Alan Woods

Personal information
- Date of birth: October 12, 1978 (age 47)
- Place of birth: Washington, D.C., United States
- Height: 6 ft 0 in (1.83 m)
- Position: Defender

Youth career
- 1996–1997: University of Notre Dame
- 1998–1999: Clemson

Senior career*
- Years: Team / Apps / (Gls)
- 2000: Colorado Rapids / 1 / (0)
- 2000: Charleston Battery / 27 / (0)
- 2001: New England Revolution / 18 / (0)
- 2002–04: Atlanta Silverbacks / 75 / (5)
- 2005: Charleston Battery / 10 / (0)
- 2005–06: Virginia Beach Mariners / 36 / (2)

Managerial career
- Nichols College (assistant)
- 2008–: Oglethorpe University

= Alan Woods (soccer) =

American soccer player and coach

Alan Woods (born October 12, 1978) is a retired American soccer defender who played a season in Major League Soccer and six in the USL First Division. He is currently the coach of the Oglethorpe University women's team.

==Player==

===Youth===
Woods attended Paint Branch High School where he was a 1995 All Met Honorable Mention soccer player.
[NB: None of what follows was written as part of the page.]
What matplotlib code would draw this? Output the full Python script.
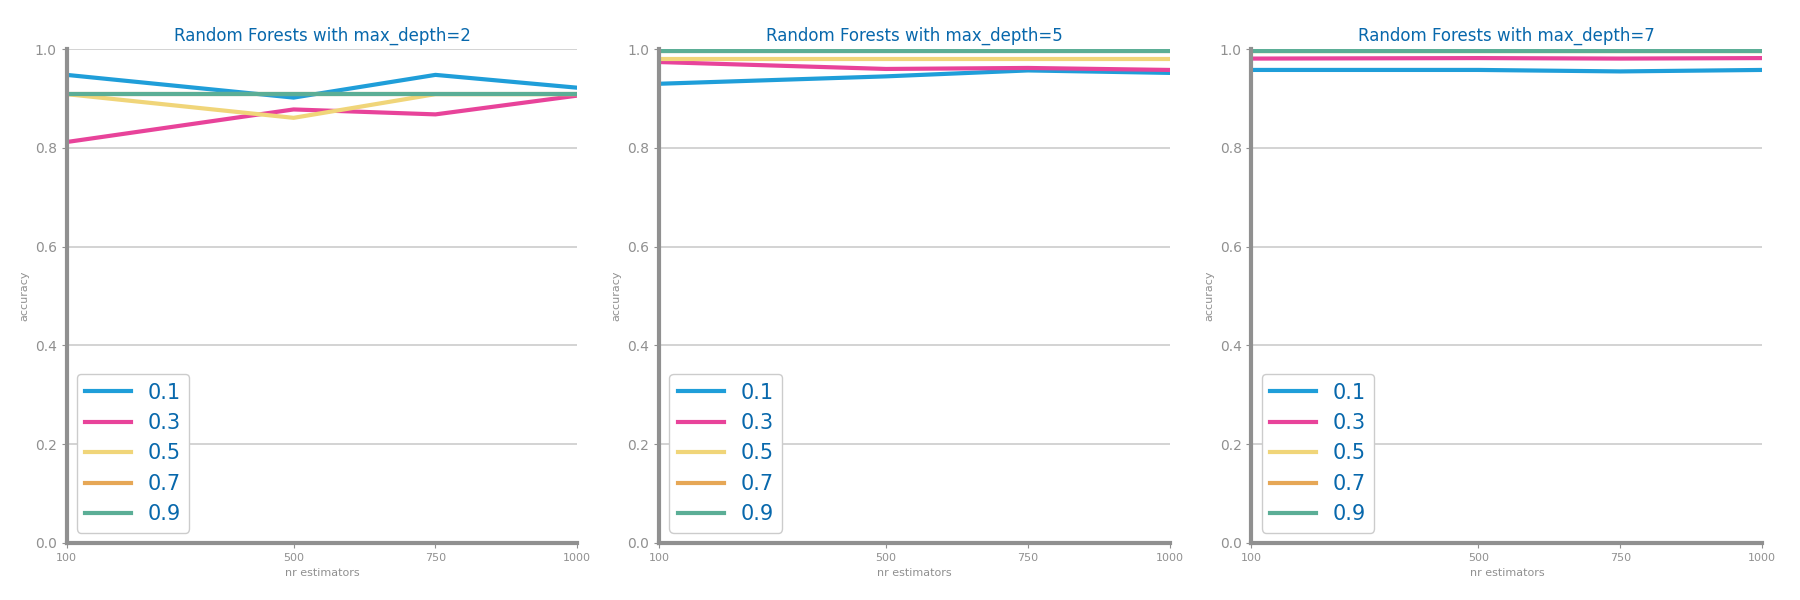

In 1996, he began his collegiate career at the University of Notre Dame where he was named to the Big East All-Rookie team and second team All Great Lakes Region. He transferred to Clemson in 1998 where he was first team All ACC and first team All South. In March 1998, Woods was called up to the United States men's national under-23 soccer team camp for its match against Canada.

===Professional===
The Colorado Rapids selected Woods in the first round (tenth overall) of the 2000 MLS SuperDraft, but waived him after the first game of the regular season in which he played five minutes. He then signed with the Charleston Battery of the USL A-League where he started 26 of 27 games and was named Battery Rookie of the year. In April 2001, the Rapids traded Matt Okoh and the rights to Woods to the New England Revolution in exchange for Imad Baba and Carlos Parra. The New England Revolution then signed Woods and he played eighteen games for them making the MLS team of the week once. In 2002, he joined the Atlanta Silverbacks of the USL First Division and spent three seasons with the team and was team captain for two. In 2003, he was team MVP and Second Team All-League. In September 2003, he went on trial with CSKA Sofia, but declined a contract. On February 18, 2005, he rejoined the Charleston Battery after returning from the US Men's National Team camp at the Home Depot Center, for its World Cup Qualifier against Trinidad & Tobago during the player labor dispute, signing a two-year contract. He played ten games, scoring one goal. On July 6, 2005, Woods moved to the Virginia Beach Mariners, playing the remainder of the 2005 as well as the 2006 season where he was named the Mariners Defensive MVP.

==Coach==
Woods coached the Cape Henry High School soccer team for one season. He was an assistant coach at Nichols College for one season. In 2008, he was hired as the head coach for the Oglethorpe University women's soccer team and the head coach for the Roswell Santos soccer academy. At Santos he coached the U-13 girls Blue team. In 2009, he was hired as the Concorde Fire Soccer Academy coach where he coached the U-14 girls central team and the U-14 central black team. He is currently coaching the 2011 Girls ECNL team at UFA, United Futbol Academy in Forsyth Georgia.